There was one thing I noticed.. I think it was more of a technical error than anything when you said Christian had Teddy's eyes.. You mentioned before that Christian hadn't gotten Teddy's metamorphic abilities so maybe just mention something like 'Teddy wore his eyes green' as a normal color, and he guessed that's where his son had gotten the trait from' - or something along those lines.

Natalie was nice so far, she seems like a really sweet person so far. I was sort of surprised she was introduced so quickly, so I'm interested to see how she's going to grow into a character that can help Teddy out of this mournful time in his life.

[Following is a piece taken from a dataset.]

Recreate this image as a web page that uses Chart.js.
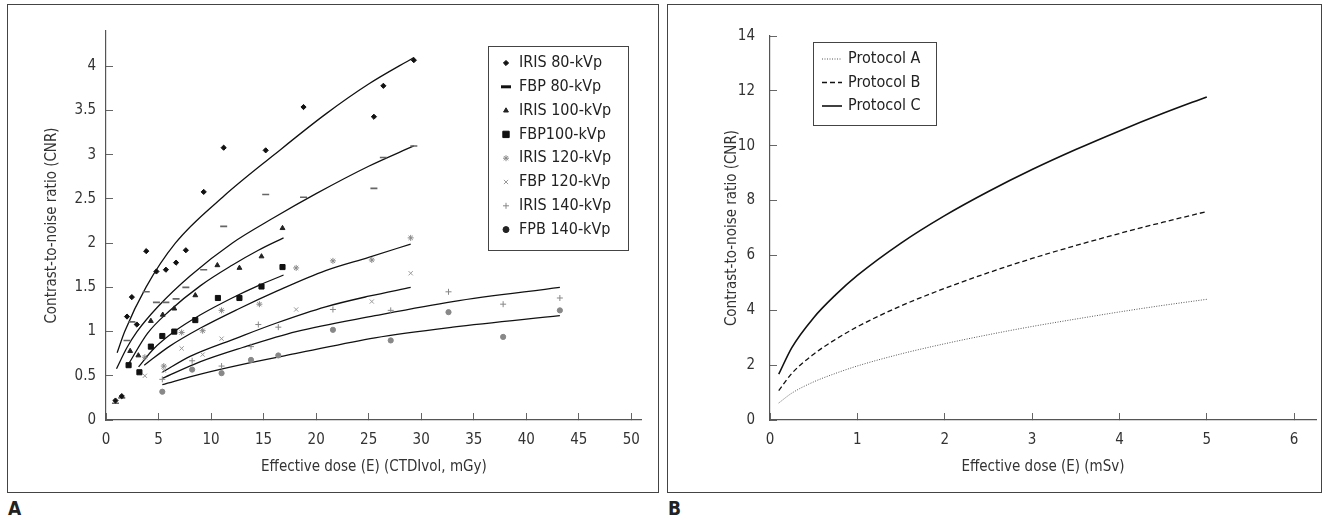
<!DOCTYPE html>
<html lang="en">
<head>
<meta charset="UTF-8">
<title>CNR vs effective dose</title>
<script src="https://cdn.jsdelivr.net/npm/chart.js"></script>
<style>
    body { margin: 0; background: #fff; width: 1328px; height: 520px; position: relative; overflow: hidden;
           font-family: "DejaVu Sans Condensed", "DejaVu Sans", sans-serif; }
    .panel { position: absolute; top: 4px; height: 487px; border: 1px solid #444; }
    #panelA { left: 7px; width: 650px; }
    #panelB { left: 667px; width: 653px; }
    .panel canvas { position: absolute; left: 0; top: 0; }
    .tag { position: absolute; top: 497px; font-weight: bold; font-size: 19px; color: #222; }
</style>
</head>
<body>
<div class="panel" id="panelA"><canvas id="chartA" width="650" height="487"></canvas></div>
<div class="panel" id="panelB"><canvas id="chartB" width="653" height="487"></canvas></div>
<div class="tag" style="left:8px">A</div>
<div class="tag" style="left:668px">B</div>

<script>
// ---- panel A: measured points (CTDIvol, CNR) ----
const iris80X = [0.9, 1.5, 2.0, 2.46, 2.93, 3.83, 4.8, 5.7, 6.67, 7.6, 9.3, 11.2, 15.2, 18.8, 25.5, 26.4, 29.3];
const iris80Y = [0.22, 0.27, 1.17, 1.39, 1.08, 1.91, 1.68, 1.70, 1.78, 1.92, 2.58, 3.08, 3.05, 3.54, 3.43, 3.78, 4.07];
const fbp80X = [0.9, 1.5, 2.0, 2.46, 3.83, 4.8, 5.7, 6.67, 7.6, 9.3, 11.2, 15.2, 18.8, 25.5, 26.4, 29.3];
const fbp80Y = [0.19, 0.25, 0.90, 1.11, 1.45, 1.33, 1.33, 1.37, 1.50, 1.70, 2.19, 2.55, 2.52, 2.62, 2.97, 3.10];
const iris100X = [2.3, 3.08, 4.27, 5.4, 6.5, 8.5, 10.6, 12.7, 14.8, 16.8];
const iris100Y = [0.78, 0.73, 1.12, 1.19, 1.26, 1.41, 1.75, 1.72, 1.85, 2.17];
const fbp100X = [2.15, 3.18, 4.27, 5.36, 6.5, 8.5, 10.65, 12.7, 14.8, 16.8];
const fbp100Y = [0.62, 0.54, 0.83, 0.95, 1.00, 1.13, 1.38, 1.38, 1.51, 1.73];
const iris120X = [3.7, 5.5, 7.2, 9.2, 11.0, 14.6, 18.1, 21.6, 25.3, 29.0];
const iris120Y = [0.71, 0.61, 0.99, 1.01, 1.24, 1.31, 1.72, 1.80, 1.81, 2.06];
const fbp120X = [3.7, 5.5, 7.2, 9.2, 11.0, 18.1, 25.3, 29.0];
const fbp120Y = [0.50, 0.56, 0.81, 0.74, 0.92, 1.25, 1.34, 1.66];
const iris140X = [5.36, 8.2, 11.0, 13.8, 14.5, 16.4, 21.6, 27.1, 32.6, 37.8, 43.2];
const iris140Y = [0.46, 0.67, 0.61, 0.83, 1.08, 1.05, 1.25, 1.24, 1.45, 1.31, 1.38];
const fbp140X = [5.36, 8.2, 11.0, 13.8, 16.4, 21.6, 27.1, 32.6, 37.8, 43.2];
const fbp140Y = [0.32, 0.57, 0.53, 0.68, 0.73, 1.02, 0.90, 1.22, 0.94, 1.24];

// ---- panel A: fitted curves ----
const fitIris80X = [1.06, 1.78, 3.8, 6.6, 11.1, 16, 20.9, 25, 29.3];
const fitIris80Y = [0.76, 1.00, 1.50, 2.00, 2.52, 3.00, 3.46, 3.80, 4.10];
const fitFbp80X = [1.0, 2.0, 2.95, 5, 8, 12, 16, 20, 25, 29.3];
const fitFbp80Y = [0.58, 0.82, 1.00, 1.29, 1.63, 2.00, 2.29, 2.56, 2.87, 3.10];
const fitIris100X = [2.18, 3.95, 6, 9, 12, 14.5, 16.9];
const fitIris100Y = [0.64, 0.98, 1.23, 1.52, 1.75, 1.92, 2.06];
const fitFbp100X = [3.1, 4.5, 6.5, 9, 12, 14.5, 16.9];
const fitFbp100Y = [0.60, 0.80, 1.00, 1.19, 1.38, 1.52, 1.64];
const fitIris120X = [3.64, 6, 9, 12.5, 16.3, 20.9, 25, 29];
const fitIris120Y = [0.62, 0.83, 1.04, 1.25, 1.46, 1.69, 1.84, 1.99];
const fitFbp120X = [5.36, 8, 12.5, 16.3, 20.9, 25, 29];
const fitFbp120Y = [0.54, 0.72, 0.93, 1.10, 1.28, 1.40, 1.50];
const fitIris140X = [5.36, 9, 13, 18.1, 25.6, 33, 43.2];
const fitIris140Y = [0.47, 0.66, 0.82, 1.00, 1.18, 1.34, 1.50];
const fitFbp140X = [5.36, 9, 13, 18, 25.6, 33, 43.2];
const fitFbp140Y = [0.40, 0.52, 0.63, 0.75, 0.93, 1.05, 1.18];

// ---- panel B: protocol curves (mSv, CNR) ----
const doseB = [0.1, 0.25, 0.5, 0.75, 1, 1.5, 2, 2.5, 3, 3.5, 4, 4.5, 5];
const protocolA = [0.62, 0.98, 1.39, 1.70, 1.97, 2.41, 2.78, 3.11, 3.41, 3.68, 3.94, 4.18, 4.40];
const protocolB = [1.07, 1.70, 2.40, 2.94, 3.40, 4.16, 4.80, 5.37, 5.89, 6.36, 6.80, 7.21, 7.60];
const protocolC = [1.67, 2.64, 3.73, 4.56, 5.27, 6.45, 7.45, 8.33, 9.13, 9.86, 10.54, 11.18, 11.78];

const FONT = "'DejaVu Sans Condensed', 'DejaVu Sans', sans-serif";
Chart.defaults.font.family = FONT;
Chart.defaults.color = '#333';

function pts(xs, ys) {
    return xs.map((x, i) => ({ x: x, y: ys[i] }));
}

// legend drawn in a framed box inside the plot
const boxLegend = {
    id: 'boxLegend',
    afterDraw(chart, args, o) {
        const ctx = chart.ctx;
        ctx.save();
        ctx.strokeStyle = '#444';
        ctx.lineWidth = 1;
        ctx.strokeRect(o.x + 0.5, o.y + 0.5, o.w, o.h);
        ctx.font = '16px ' + FONT;
        ctx.textBaseline = 'middle';
        let row = 0;
        chart.data.datasets.forEach(ds => {
            if (!ds.inLegend) return;
            const cy = o.y + o.first + row * o.rowH;
            if (o.lines) {
                ctx.strokeStyle = ds.borderColor;
                ctx.lineWidth = ds.borderWidth;
                ctx.setLineDash(ds.borderDash || []);
                ctx.beginPath();
                ctx.moveTo(o.x + o.markX, cy);
                ctx.lineTo(o.x + o.markX + 20, cy);
                ctx.stroke();
                ctx.setLineDash([]);
            } else {
                ctx.fillStyle = ds.legendColor || ds.backgroundColor;
                ctx.strokeStyle = ds.legendColor || ds.borderColor;
                ctx.lineWidth = ds.legendWidth || ds.borderWidth;
                Chart.helpers.drawPoint(ctx, {
                    pointStyle: ds.pointStyle,
                    radius: ds.legendRadius || ds.pointRadius,
                    borderWidth: ds.legendWidth || ds.borderWidth,
                    rotation: 0
                }, o.x + o.markX, cy);
            }
            ctx.fillStyle = '#222';
            ctx.fillText(ds.label, o.x + o.textX, cy);
            row++;
        });
        ctx.restore();
    }
};

function axisX(title, max, step, titleFont) {
    return {
        type: 'linear', min: 0, max: max,
        ticks: { stepSize: step, includeBounds: false, padding: 18, font: { size: 15 }, color: '#333' },
        grid: { drawOnChartArea: false, tickLength: -7, color: '#666', tickWidth: 1 },
        border: { color: '#555', width: 1.2 },
        title: { display: true, text: title, font: { size: 15 }, color: '#333', padding: { top: 0, bottom: 16 } },
        afterFit: s => { s.height = 72; }
    };
}

function axisY(title, max, step, width, pad, titlePad) {
    return {
        type: 'linear', min: 0, max: max,
        ticks: { stepSize: step, includeBounds: false, padding: pad, font: { size: 15 }, color: '#333',
                 callback: v => String(v) },
        grid: { drawOnChartArea: false, tickLength: -7, color: '#666', tickWidth: 1 },
        border: { color: '#555', width: 1.2 },
        title: { display: true, text: title, font: { size: 15 }, color: '#333', padding: { top: titlePad, bottom: 0 } },
        afterFit: s => { s.width = width; }
    };
}

function marks(label, xs, ys, style, color, radius, extra) {
    return Object.assign({
        label: label, inLegend: true, data: pts(xs, ys), showLine: false,
        pointStyle: style, pointRadius: radius, backgroundColor: color, borderColor: color,
        borderWidth: 1, pointHoverRadius: radius
    }, extra || {});
}

function fit(xs, ys) {
    return {
        data: pts(xs, ys), showLine: true, pointRadius: 0, borderColor: '#111', borderWidth: 1.3,
        cubicInterpolationMode: 'monotone', fill: false
    };
}

new Chart(document.getElementById('chartA'), {
    type: 'scatter',
    data: {
        datasets: [
            marks('IRIS 80-kVp', iris80X, iris80Y, 'rectRot', '#111', 2.6),
            marks('FBP 80-kVp', fbp80X, fbp80Y, 'line', '#666', 3.5, { borderWidth: 1.6, legendColor: '#111', legendWidth: 3, legendRadius: 5 }),
            marks('IRIS 100-kVp', iris100X, iris100Y, 'triangle', '#222', 2.8),
            marks('FBP100-kVp', fbp100X, fbp100Y, 'rect', '#111', 3.6, { legendRadius: 4.5 }),
            marks('IRIS 120-kVp', iris120X, iris120Y, 'star', '#888', 3),
            marks('FBP 120-kVp', fbp120X, fbp120Y, 'crossRot', '#999', 3),
            marks('IRIS 140-kVp', iris140X, iris140Y, 'cross', '#888', 3),
            marks('FPB 140-kVp', fbp140X, fbp140Y, 'circle', '#888', 2.6, { legendColor: '#222', legendRadius: 3 }),
            fit(fitIris80X, fitIris80Y),
            fit(fitFbp80X, fitFbp80Y),
            fit(fitIris100X, fitIris100Y),
            fit(fitFbp100X, fitFbp100Y),
            fit(fitIris120X, fitIris120Y),
            fit(fitFbp120X, fitFbp120Y),
            fit(fitIris140X, fitIris140Y),
            fit(fitFbp140X, fitFbp140Y)
        ]
    },
    options: {
        responsive: false, animation: false,
        layout: { padding: { left: 0, right: 5, top: 13, bottom: 0 } },
        plugins: {
            legend: { display: false }, tooltip: { enabled: false },
            boxLegend: { x: 480, y: 41, w: 140, h: 204, markX: 18, textX: 31, first: 17, rowH: 23.8 }
        },
        scales: {
            x: axisX('Effective dose (E) (CTDIvol, mGy)', 51, 5),
            y: axisY('Contrast-to-noise ratio (CNR)', 4.4, 0.5, 98, 17, 35)
        }
    },
    plugins: [boxLegend]
});

new Chart(document.getElementById('chartB'), {
    type: 'line',
    data: {
        datasets: [
            { label: 'Protocol A', inLegend: true, data: pts(doseB, protocolA), borderColor: '#555', borderWidth: 1,
              borderDash: [1, 1.5], pointRadius: 0, cubicInterpolationMode: 'monotone' },
            { label: 'Protocol B', inLegend: true, data: pts(doseB, protocolB), borderColor: '#111', borderWidth: 1.3,
              borderDash: [5, 3], pointRadius: 0, cubicInterpolationMode: 'monotone' },
            { label: 'Protocol C', inLegend: true, data: pts(doseB, protocolC), borderColor: '#111', borderWidth: 1.6,
              pointRadius: 0, cubicInterpolationMode: 'monotone' }
        ]
    },
    options: {
        responsive: false, animation: false,
        layout: { padding: { left: 0, right: 5, top: 22, bottom: 0 } },
        plugins: {
            legend: { display: false }, tooltip: { enabled: false },
            boxLegend: { x: 145, y: 37, w: 123, h: 83, lines: true, markX: 9, textX: 35, first: 17, rowH: 23.5 }
        },
        scales: {
            x: axisX('Effective dose (E) (mSv)', 6.25, 1),
            y: axisY('Contrast-to-noise ratio (CNR)', 14, 2, 102, 22, 55)
        }
    },
    plugins: [boxLegend]
});
</script>
</body>
</html>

He had always liked it here when Teddy would bring him, and he knew Christian loved playing in the waves. -- this sentence was confusing to me. In the one before you are talking about Teddy staying for dinner, so the 'He' at the start of this one looks like you're still talking about Teddy. I think his name here either needs to be changed to 'Victorie' (like saying :Teddy always liked it here when Victorie brought him) or change the 'He' to Christian, (saying: Christian always liked it here when Teddy would bring him; he loved playing in the waves) Either one :)

I did like how you had him feel so haunted by being at Shell Cottage- even after all the time that Victorie has been gone it's sort of bittersweet to see that he still holds all of those memories so close to him.

One thing I can think that would help bring up the word count is to work on your transitions-- one example I can think is when Teddy apparates him and Christian to Shell Cottage- it would add more if you had him bring Christian around a corner, and even start in that toddler 'why' stage about why they had to hide. Right now it's sort of as if they just got off the swings and disappeared in front of all the muggles in the park. Just give that extra sentence here or there to make the jump from one part of the chapter to the next a little more defined, if that makes sense?

I think you have a really great story setup here, so keep it up! Re-request when the next chapter is posted :)

Author's Response: I'm glad you like it so far. I do see what you are talking about with the errors and I'll fix them...eventually, lol. And thanks for the tip on apparation and stuff. This review was amazing and I really appreciate it, even if it did take me months to get back to you!